▸ Data:
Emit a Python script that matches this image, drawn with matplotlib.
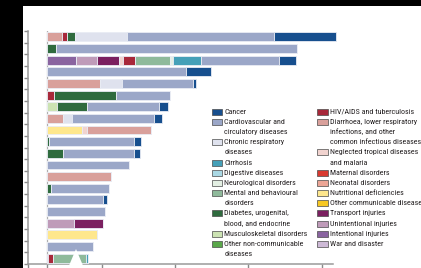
import matplotlib
matplotlib.use("Agg")
import matplotlib.pyplot as plt
import matplotlib.font_manager as fm
from matplotlib.patches import Rectangle, Polygon
import numpy as np

W, H = 421, 268

# ---- data (20 rows, top to bottom; segment lengths) ----
intentional   = [0, 0, 8.0, 0, 0, 0, 0, 0, 0, 0, 0, 0, 0, 0, 0, 0, 0, 0, 0, 0]
unintentional = [0, 0, 5.6, 0, 0, 0, 0, 0, 0, 0, 0, 0, 0, 0, 0, 0, 7.5, 0, 0, 0.4]
transport     = [0, 0, 6.2, 0, 0, 0, 0, 0, 0, 0, 0, 0, 0, 0, 0, 0, 7.9, 0, 0, 0]
nutritional   = [0, 0, 0, 0, 0, 0, 0, 0, 9.5, 0, 0, 0, 0, 0, 0, 0, 0, 13.6, 0, 0]
neglected     = [0, 0, 1.1, 0, 0, 0, 0, 0, 1.4, 0, 0, 0, 0, 0, 0, 0, 0, 0, 0, 0]
diarrhoea     = [4.1, 0, 0, 0, 14.5, 0, 0, 4.3, 17.5, 0, 0, 0, 17.5, 0, 0, 0, 0, 0, 0, 0]
hiv           = [1.4, 0, 3.2, 0, 0, 2.0, 0, 0, 0, 0, 0, 0, 0, 0, 0, 0, 0, 0, 0, 1.2]
musculo       = [0, 0, 0, 0, 0, 0, 2.9, 0, 0, 0, 0, 0, 0, 0, 0, 0, 0, 0, 0, 0]
diabetes      = [2.1, 2.5, 0, 0, 0, 16.9, 8.2, 0, 0, 0.7, 4.4, 0, 0, 1.2, 0, 0, 0, 0, 0, 0]
mental        = [0, 0, 9.5, 0, 0, 0, 0, 0, 0, 0, 0, 0, 0, 0, 0, 0, 0, 0, 0, 9.1]
neuro         = [0, 0, 0.9, 0, 0, 0, 0, 0, 0, 0, 0, 0, 0, 0, 0, 0, 0, 0, 0, 0]
chronic_resp  = [14.3, 0, 0, 0, 5.9, 0, 0, 2.6, 0, 0, 0, 0, 0, 0, 0, 0, 0, 0, 0, 0]
cirrhosis     = [0, 0, 7.5, 0, 0, 0, 0, 0, 0, 0, 0, 0, 0, 0, 0, 0, 0, 0, 0, 0.5]
cardio        = [40.2, 65.7, 21.4, 37.9, 19.4, 14.7, 19.6, 22.3, 0, 23.2, 19.5, 22.4, 0, 15.9, 15.4, 15.9, 0, 0, 12.5, 0]
cancer        = [16.9, 0, 4.5, 6.8, 0.9, 0, 2.3, 2.3, 0, 1.7, 1.4, 0, 0, 0, 1.1, 0, 0, 0, 0, 0]

C = {
    "cancer": "#174f8e", "cardio": "#9ba7c8", "chronic": "#dfe2ee", "cirrhosis": "#45a0b8",
    "digestive": "#a9d8e4", "neuro": "#e3efe3", "mental": "#8fba9b", "diabetes": "#2f6b3e",
    "musculo": "#cce3b3", "otherncd": "#5aa84a",
    "hiv": "#a8283a", "diarrhoea": "#d9a09b", "neglected": "#f1d3cf", "maternal": "#d93a30",
    "neonatal": "#eca595", "nutritional": "#fee78d", "othercomm": "#f7c823",
    "transport": "#7b2060", "unintentional": "#bf9bb9", "intentional": "#8a64a0", "war": "#cdb9d6",
}

stack = [
    (intentional, C["intentional"]), (unintentional, C["unintentional"]),
    (transport, C["transport"]), (nutritional, C["nutritional"]),
    (neglected, C["neglected"]), (diarrhoea, C["diarrhoea"]), (hiv, C["hiv"]),
    (musculo, C["musculo"]), (diabetes, C["diabetes"]), (mental, C["mental"]),
    (neuro, C["neuro"]), (chronic_resp, C["chronic"]), (cirrhosis, C["cirrhosis"]),
    (cardio, C["cardio"]), (cancer, C["cancer"]),
]

left_labels = ["Cancer", "Cardiovascular and\ncirculatory diseases", "Chronic respiratory\ndiseases",
               "Cirrhosis", "Digestive diseases", "Neurological disorders",
               "Mental and behavioural\ndisorders", "Diabetes, urogenital,\nblood, and endocrine",
               "Musculoskeletal disorders", "Other non-communicable\ndiseases"]
left_colors = [C["cancer"], C["cardio"], C["chronic"], C["cirrhosis"], C["digestive"], C["neuro"],
               C["mental"], C["diabetes"], C["musculo"], C["otherncd"]]
right_labels = ["HIV/AIDS and tuberculosis",
                "Diarrhoea, lower respiratory\ninfections, and other\ncommon infectious diseases",
                "Neglected tropical diseases\nand malaria", "Maternal disorders", "Neonatal disorders",
                "Nutritional deficiencies", "Other communicable diseases", "Transport injuries",
                "Unintentional injuries", "Intentional injuries", "War and disaster"]
right_colors = [C["hiv"], C["diarrhoea"], C["neglected"], C["maternal"], C["neonatal"],
                C["nutritional"], C["othercomm"], C["transport"], C["unintentional"],
                C["intentional"], C["war"]]

# ---- pick a narrow font if one is installed ----
def pick_font():
    prefs = ["Liberation Sans Narrow", "Noto Sans", "Open Sans", "Roboto", "DejaVu Sans", "Lato"]
    cands = []
    for f in fm.fontManager.ttflist:
        nm = f.name
        path = f.fname.lower()
        narrow = ("narrow" in nm.lower() or "condensed" in nm.lower() or "narrow" in path
                  or "condensed" in path or str(f.stretch) in ("condensed", "semi-condensed",
                                                             "extra-condensed"))
        if not narrow or f.style != "normal":
            continue
        if "semicondensed" in path or "extracondensed" in path or "ultracondensed" in path:
            continue
        w = f.weight if isinstance(f.weight, int) else {"normal": 400, "regular": 400}.get(str(f.weight), 500)
        if w != 400:
            continue
        rank = next((i for i, p in enumerate(prefs) if nm.startswith(p)), len(prefs))
        cands.append((rank, f.fname))
    if cands:
        cands.sort()
        return fm.FontProperties(fname=cands[0][1])
    return fm.FontProperties(family=["Liberation Sans", "DejaVu Sans"])

fprop = pick_font()

# ---- figure ----
fig = plt.figure(figsize=(W / 100, H / 100), dpi=100)
fig.patch.set_facecolor("white")

def fx(px):
    return px / W

def fy(py):
    return 1 - py / H

# size the legend font so that a known label has the reference width (83 px)
renderer = fig.canvas.get_renderer()
probe = fig.text(0, 0, "HIV/AIDS and tuberculosis", fontproperties=fprop, fontsize=10)
wpx = probe.get_window_extent(renderer).width
probe.remove()
fsize = min(6.6, 10 * 83.0 / wpx)
fprop.set_size(fsize)

x_left_px, x_right_px = 28.4, 334.6
y_top_px, y_bot_px = 31.0, 264.0
ax = fig.add_axes([fx(x_left_px), fy(y_bot_px), fx(x_right_px - x_left_px), (y_bot_px - y_top_px) / H])
ax.set_xlim(-5, 78.5)
n = len(cardio)
ax.set_ylim(n - 0.5, -0.5)

y = np.arange(n)
base = np.zeros(n)
for vals, col in stack:
    v = np.array(vals, dtype=float)
    ax.barh(y, v, left=base, height=0.76, color=col, edgecolor="#e9ecf4",
            linewidth=0.6, clip_on=False, zorder=3)
    base += v

ax.axvline(0, color="#b0b0b0", lw=0.9, zorder=2)

for s in ["top", "right"]:
    ax.spines[s].set_visible(False)
for s in ["left", "bottom"]:
    ax.spines[s].set_color("#9a9a9a")
    ax.spines[s].set_linewidth(1.1)
ax.spines["bottom"].set_bounds(-5, 78)

ax.set_yticks(np.arange(-0.5, n, 1.0))
ax.set_xticks([-5, 0, 15, 35, 55, 75])
ax.tick_params(axis="both", length=3.0, width=1.0, color="#8a8a8a",
               labelleft=False, labelbottom=False)

# ---- legend (drawn manually) ----
line0, dy = 111.7, 10.17

def draw_legend(labels, colors, box_x, text_x):
    line = 0
    for lab, col in zip(labels, colors):
        yc = line0 + line * dy
        fig.patches.append(Rectangle((fx(box_x), fy(yc + 3.0)), fx(10.5), 6.0 / H,
                                     facecolor=col, edgecolor="#4a4a4a", lw=0.5,
                                     transform=fig.transFigure, figure=fig))
        for k, part in enumerate(lab.split("\n")):
            fig.text(fx(text_x), fy(yc + k * dy), part, ha="left", va="center",
                     fontproperties=fprop, color="#231f20")
        line += lab.count("\n") + 1

draw_legend(left_labels, left_colors, 211.7, 224.3)
draw_legend(right_labels, right_colors, 317.3, 330.0)

# ---- frame artefacts of the reference image ----
fig.patches.append(Rectangle((0, 0), fx(23), 1, facecolor="black", edgecolor="none",
                             transform=fig.transFigure, figure=fig, zorder=10))
fig.patches.append(Rectangle((0, fy(6)), 1, 6 / H, facecolor="black", edgecolor="none",
                             transform=fig.transFigure, figure=fig, zorder=10))
fig.patches.append(Polygon([(fx(68), fy(268)), (fx(76), fy(249)), (fx(84), fy(268))],
                           closed=True, facecolor="white", edgecolor="none",
                           transform=fig.transFigure, figure=fig, zorder=10))

fig.savefig("out.png", dpi=100)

▸ Problem description: Write out exactly the lines between the start of the data and the line with "W, H = 421, 268", including both, but none of the pictures.

▸ Written response:
Emit a Python script that matches this image, drawn with matplotlib.
import matplotlib
matplotlib.use("Agg")
import matplotlib.pyplot as plt
import matplotlib.font_manager as fm
from matplotlib.patches import Rectangle, Polygon
import numpy as np

W, H = 421, 268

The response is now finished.